From 9th November 2023, changes to the Australian Consumer Law will prohibit businesses from proposing, using, or relying on unfair contract terms in standard form contracts with consumers and small businesses.

It’s imperative that businesses review their standard form contracts and amend them if applicable, in order to avoid the heavy penalties coming into effect.

What is a Standard Form Contract?

A pre-written contract provided by a business to a customer where the customer can’t change any (or the majority of) the terms of the contract.

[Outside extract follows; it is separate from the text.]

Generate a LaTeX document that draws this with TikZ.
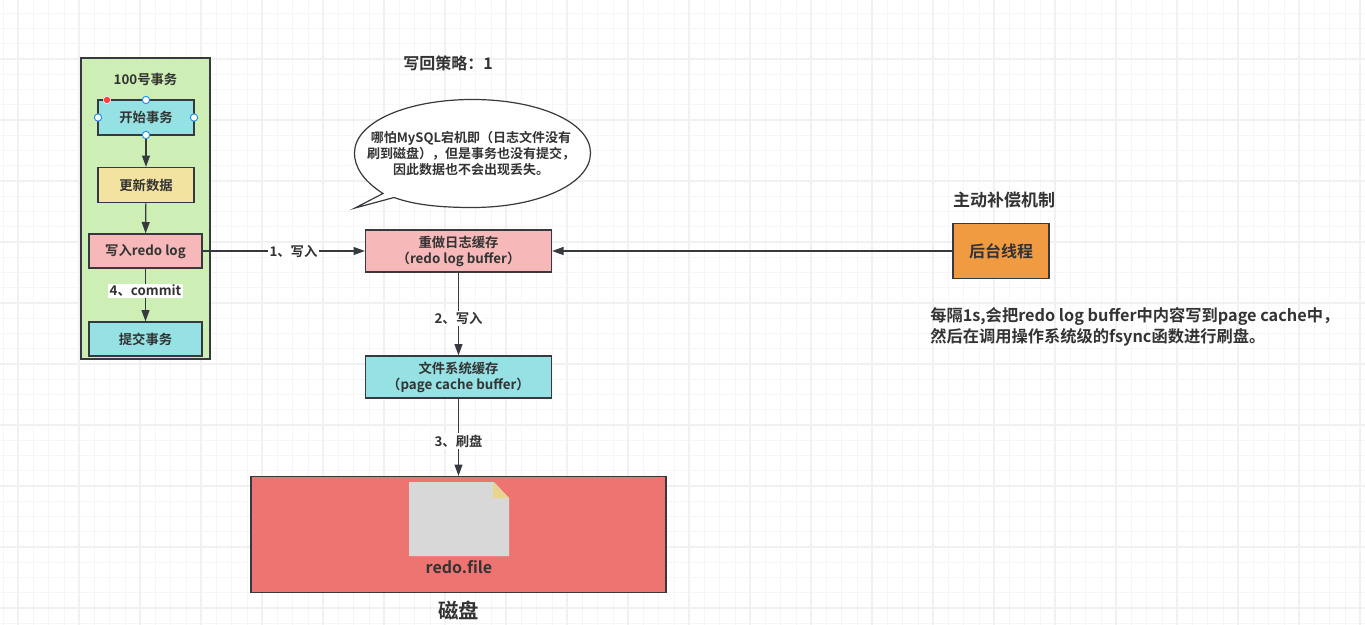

Standard form contracts are often described as “take it or leave it.”

Standard form contracts typically provide a cost-effective way for many businesses to contract with large volumes of customers and are common in industries such as; gyms, car rental companies or building and construction.

What are Unfair Contract Terms?

As per the ACCC website, contract terms are unfair if they:

  • cause a significant imbalance in the rights and obligations of the parties under the contract

  • are not reasonably necessary to protect the legitimate interests of the party who gets an advantage from the term, and

  • would cause financial or other harm to the other party if enforced.

In deciding whether a term is unfair, a court can consider any matters it thinks relevant but it must consider the contract as a whole and whether the term is transparent.

The law sets out examples of terms that may be unfair, including:

  • terms that allow one party (but not the other) to avoid or limit their responsibilities under the contract

  • terms that allow one party (but not the other) to end the contract

  • terms that penalise one party (but not the other) for breaching or ending the contract

  • terms that allow one party (but not the other) to change the terms of the contract.

What are the Changes Coming into Effect?

  • There will be better protection for consumers and small businesses who have previously had limited bargaining power, expertise, and ability to negotiate or assess standard form contracts which are often drafted in favour of the party offering them.

  • The coverage of the unfair contract term laws will expand to apply to more small business contracts than before.

  • The threshold for small business contracts will increase to apply to small business that employ fewer than 100 persons or have an annual turnover of less than $10 million.

  • The contract value threshold will be removed

  •  More clearly defined definition of ‘standard form contracts’.

  • Courts will be able to impose substantial penalties on businesses and individuals who include unfair terms in their standard form contracts.

  • The maximum financial penalties for businesses under the new unfair contract terms law are the greatest of:

+ $50,000,000;

+ three times the value of the “reasonably attributable” benefit obtained from the conduct, if the court can determine this; or

+ if a court cannot determine the benefit, 30 per cent of adjusted turnover during the breach period.

The maximum penalty for an individual is $2.5 million.

The changes will apply to:

  • Standard form contracts made or renewed on or after 9 November 2023.

  • A term of a contract that is varied or added on or after 9 November 2023.

However, where a term of a contract is varied or added on or after 9 November 2023, the changes relevant to deciding whether a contract is a standard form contract apply to the whole contract.